== Problem description ==
Compile every line that includes the word "this".

== Excerpted data ==

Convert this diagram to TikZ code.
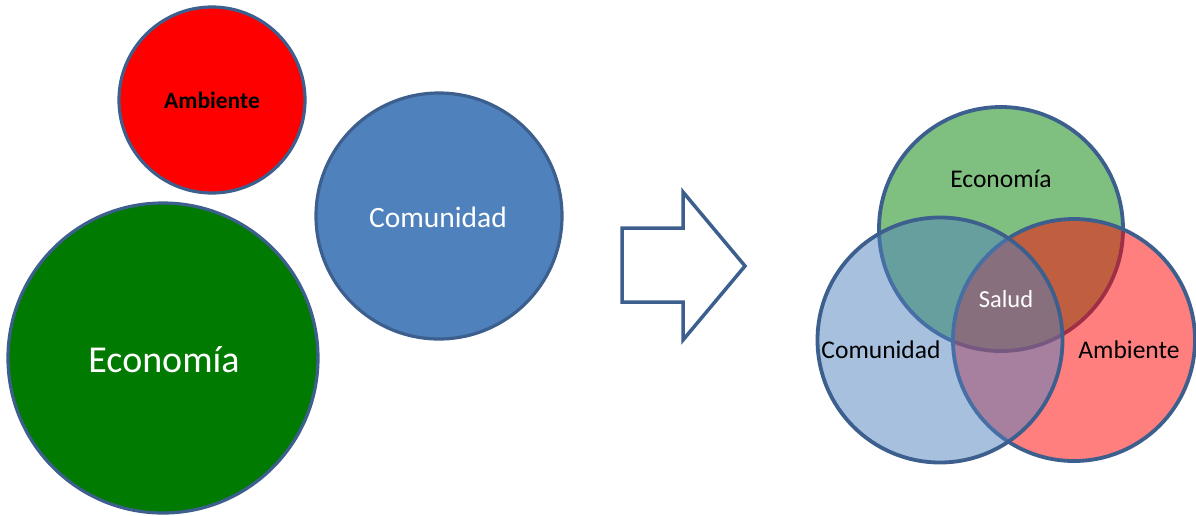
---
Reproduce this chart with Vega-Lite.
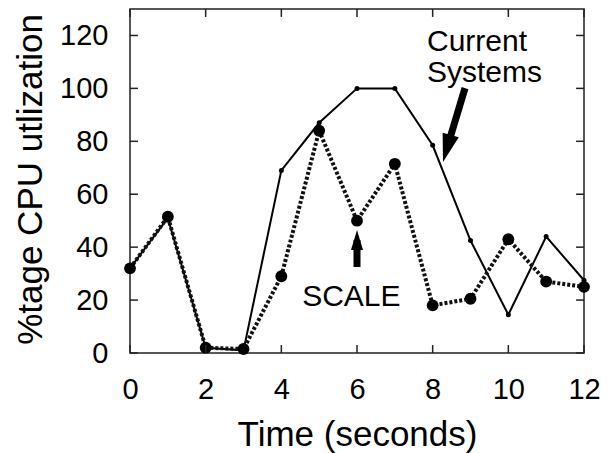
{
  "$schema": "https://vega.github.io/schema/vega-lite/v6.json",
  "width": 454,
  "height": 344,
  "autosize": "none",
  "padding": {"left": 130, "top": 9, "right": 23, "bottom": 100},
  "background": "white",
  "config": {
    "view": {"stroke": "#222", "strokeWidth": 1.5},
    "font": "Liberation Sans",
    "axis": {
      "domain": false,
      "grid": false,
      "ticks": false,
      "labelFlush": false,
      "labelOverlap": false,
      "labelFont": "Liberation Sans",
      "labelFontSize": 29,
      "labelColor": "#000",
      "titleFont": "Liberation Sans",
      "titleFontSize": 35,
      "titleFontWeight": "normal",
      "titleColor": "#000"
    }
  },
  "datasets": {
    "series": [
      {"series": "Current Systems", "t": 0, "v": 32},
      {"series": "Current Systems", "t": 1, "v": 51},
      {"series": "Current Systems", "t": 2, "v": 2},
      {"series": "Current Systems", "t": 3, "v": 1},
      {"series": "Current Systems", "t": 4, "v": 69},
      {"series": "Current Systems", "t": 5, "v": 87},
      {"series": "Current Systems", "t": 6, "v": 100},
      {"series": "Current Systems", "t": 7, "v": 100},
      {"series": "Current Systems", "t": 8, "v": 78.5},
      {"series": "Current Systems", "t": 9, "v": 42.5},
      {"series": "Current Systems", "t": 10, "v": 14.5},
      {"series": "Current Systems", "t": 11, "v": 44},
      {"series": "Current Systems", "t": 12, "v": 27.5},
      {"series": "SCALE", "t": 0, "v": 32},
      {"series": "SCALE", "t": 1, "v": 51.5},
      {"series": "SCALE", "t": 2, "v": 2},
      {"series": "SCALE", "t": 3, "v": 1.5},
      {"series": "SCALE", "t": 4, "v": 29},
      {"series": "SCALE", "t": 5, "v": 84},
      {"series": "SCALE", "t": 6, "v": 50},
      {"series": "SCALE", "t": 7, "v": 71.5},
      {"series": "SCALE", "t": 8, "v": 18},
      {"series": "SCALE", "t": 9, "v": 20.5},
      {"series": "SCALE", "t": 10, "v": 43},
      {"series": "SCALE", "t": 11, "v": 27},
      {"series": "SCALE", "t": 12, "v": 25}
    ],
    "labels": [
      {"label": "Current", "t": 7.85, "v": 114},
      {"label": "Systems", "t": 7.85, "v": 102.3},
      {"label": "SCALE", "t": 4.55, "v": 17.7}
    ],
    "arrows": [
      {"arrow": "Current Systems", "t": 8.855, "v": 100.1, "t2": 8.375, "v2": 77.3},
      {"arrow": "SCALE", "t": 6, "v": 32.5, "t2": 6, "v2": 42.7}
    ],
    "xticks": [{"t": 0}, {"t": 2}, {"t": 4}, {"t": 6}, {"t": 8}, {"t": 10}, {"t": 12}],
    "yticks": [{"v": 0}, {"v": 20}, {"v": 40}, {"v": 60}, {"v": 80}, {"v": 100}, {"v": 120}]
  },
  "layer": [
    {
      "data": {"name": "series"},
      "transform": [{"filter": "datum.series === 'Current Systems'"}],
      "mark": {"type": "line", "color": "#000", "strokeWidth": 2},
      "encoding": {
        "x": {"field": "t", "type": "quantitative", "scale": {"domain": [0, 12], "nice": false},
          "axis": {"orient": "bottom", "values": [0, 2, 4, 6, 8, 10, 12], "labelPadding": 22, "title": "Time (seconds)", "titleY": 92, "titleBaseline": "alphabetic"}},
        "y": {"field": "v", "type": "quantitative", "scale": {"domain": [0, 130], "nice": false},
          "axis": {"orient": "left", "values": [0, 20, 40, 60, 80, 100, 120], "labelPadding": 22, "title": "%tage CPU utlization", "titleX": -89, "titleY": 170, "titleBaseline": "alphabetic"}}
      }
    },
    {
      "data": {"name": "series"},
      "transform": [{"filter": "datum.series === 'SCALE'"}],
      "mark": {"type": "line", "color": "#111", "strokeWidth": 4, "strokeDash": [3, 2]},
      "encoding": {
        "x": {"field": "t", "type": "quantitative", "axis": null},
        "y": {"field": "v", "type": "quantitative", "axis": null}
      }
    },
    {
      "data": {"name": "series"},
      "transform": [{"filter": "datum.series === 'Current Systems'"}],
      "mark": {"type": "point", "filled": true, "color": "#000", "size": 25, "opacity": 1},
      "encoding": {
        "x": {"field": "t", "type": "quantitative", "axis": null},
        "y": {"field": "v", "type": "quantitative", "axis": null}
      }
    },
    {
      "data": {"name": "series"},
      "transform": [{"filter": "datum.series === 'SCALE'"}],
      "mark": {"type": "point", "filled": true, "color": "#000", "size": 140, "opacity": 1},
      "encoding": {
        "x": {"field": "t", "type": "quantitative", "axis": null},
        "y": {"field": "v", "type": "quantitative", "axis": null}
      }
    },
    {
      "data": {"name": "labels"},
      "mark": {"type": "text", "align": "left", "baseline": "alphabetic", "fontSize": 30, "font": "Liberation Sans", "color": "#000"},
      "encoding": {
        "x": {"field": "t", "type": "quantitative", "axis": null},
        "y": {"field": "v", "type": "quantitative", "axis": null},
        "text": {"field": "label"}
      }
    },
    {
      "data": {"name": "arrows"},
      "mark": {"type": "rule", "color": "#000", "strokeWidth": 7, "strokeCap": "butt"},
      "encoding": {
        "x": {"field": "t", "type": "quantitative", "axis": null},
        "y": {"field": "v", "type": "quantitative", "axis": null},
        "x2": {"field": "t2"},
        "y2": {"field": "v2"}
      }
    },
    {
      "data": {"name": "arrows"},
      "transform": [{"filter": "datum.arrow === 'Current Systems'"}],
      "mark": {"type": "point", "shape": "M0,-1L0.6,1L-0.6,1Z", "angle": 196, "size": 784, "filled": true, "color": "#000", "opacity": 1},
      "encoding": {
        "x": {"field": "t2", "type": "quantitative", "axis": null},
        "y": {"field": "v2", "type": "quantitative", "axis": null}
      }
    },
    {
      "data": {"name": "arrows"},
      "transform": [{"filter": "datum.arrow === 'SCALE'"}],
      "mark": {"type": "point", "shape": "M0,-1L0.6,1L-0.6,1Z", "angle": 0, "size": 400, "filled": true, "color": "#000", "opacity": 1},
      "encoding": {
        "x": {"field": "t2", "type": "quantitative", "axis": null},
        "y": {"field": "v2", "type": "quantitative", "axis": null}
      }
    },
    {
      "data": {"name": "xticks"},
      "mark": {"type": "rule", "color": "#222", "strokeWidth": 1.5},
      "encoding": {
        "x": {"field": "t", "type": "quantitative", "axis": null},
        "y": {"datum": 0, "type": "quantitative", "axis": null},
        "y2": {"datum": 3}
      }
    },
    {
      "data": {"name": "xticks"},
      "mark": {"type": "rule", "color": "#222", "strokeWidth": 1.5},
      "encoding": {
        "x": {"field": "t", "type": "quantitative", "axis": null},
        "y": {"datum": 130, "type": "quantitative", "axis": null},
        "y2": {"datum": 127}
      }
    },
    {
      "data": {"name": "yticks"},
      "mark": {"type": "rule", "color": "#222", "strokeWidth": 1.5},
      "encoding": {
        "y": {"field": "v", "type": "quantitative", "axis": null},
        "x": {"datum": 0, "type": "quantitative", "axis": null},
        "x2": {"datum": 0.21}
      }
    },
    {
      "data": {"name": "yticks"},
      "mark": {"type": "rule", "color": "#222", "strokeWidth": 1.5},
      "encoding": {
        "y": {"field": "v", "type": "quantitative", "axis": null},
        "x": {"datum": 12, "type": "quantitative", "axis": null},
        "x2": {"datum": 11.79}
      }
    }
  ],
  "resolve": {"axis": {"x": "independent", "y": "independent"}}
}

== Correct output ==
Convert this diagram to TikZ code.
Reproduce this chart with Vega-Lite.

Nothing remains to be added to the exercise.